This week, Americans will gather together with their family and friends to celebrate Thanksgiving.
The original American Thanksgiving was a holiday designated as a religious celebration of the abundance and good fortune of living in this country.
Sad to say, Thanksgiving is not what it used to be. Like many of our American institutions, the holiday has lost a lot of significance.
Today, Thanksgiving is all about football, gluttony, and now even sensational shopping rather than a celebration of the goodness and bounty of our land and our people.
Much of our lack of respect of Thanksgiving comes down to a societal impudence for our great American institutions.
Most of us are just too uncaring, uninformed, and unappreciative — and fed up too. We are a spoiled people with little knowledge of how much freedom, and even food, the United States provides its citizens.
Take Congress for example. It’s a critical democratic institution that Americans take for granted — and that’s dangerous.
If you believe recent polling, the percentage of Americans who believe that Congress is doing a good job is in the single digits.
And that lack of faith is well deserved these days. Congress doesn’t work much anymore.

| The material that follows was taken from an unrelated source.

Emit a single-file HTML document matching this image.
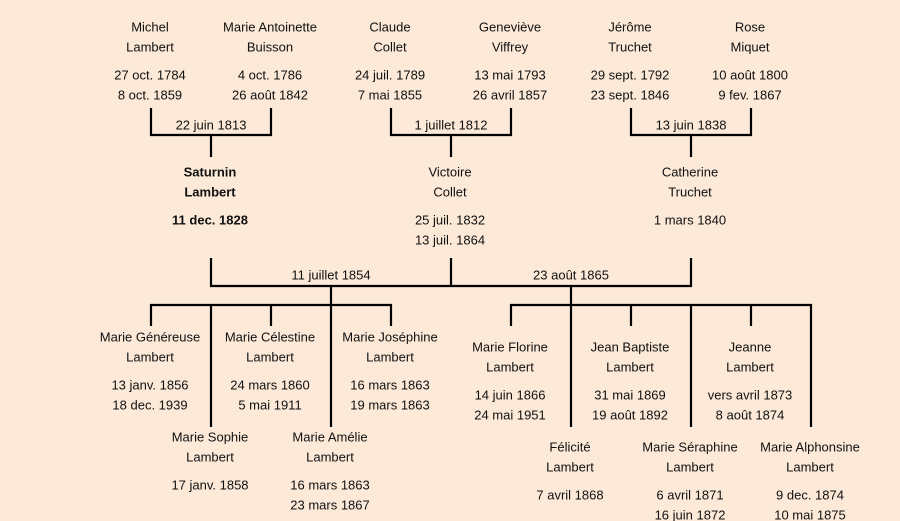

The 2014 Calendar of the House of Representatives released recently by Majority Leader Eric Cantor shows that our congressman will be working only 113 days in Congress. They will have the entire month of August and most of October off.
And the number of bills passed by Congress continues to decrease year by year. This year’s Congress has passed just 52 laws since it gaveled into session in January.
And you have to wonder ala Obamacare if they actually read the bills that were passed.
But while members of Congress invoke, and probably deserve, little respect these days, it’s important not to have that disrespect translate into a permanent weakening of the institution itself.
Congress was designed and serves as an important power not just to pass laws and finance the government, but more importantly to check the power of both the presidency and the judiciary branch.
And serving in Congress is still one of the toughest jobs in the world, particularly if you try to do it right and serve your constituents. While many will scoff, congressmen make serious sacrifices. They are often away from their families, earn less money than they would make in the private sector and even risk their lives in performing the terms of office.
It’s plain and simple: Congress is in shambles mostly because of bad leadership on both sides of the aisle.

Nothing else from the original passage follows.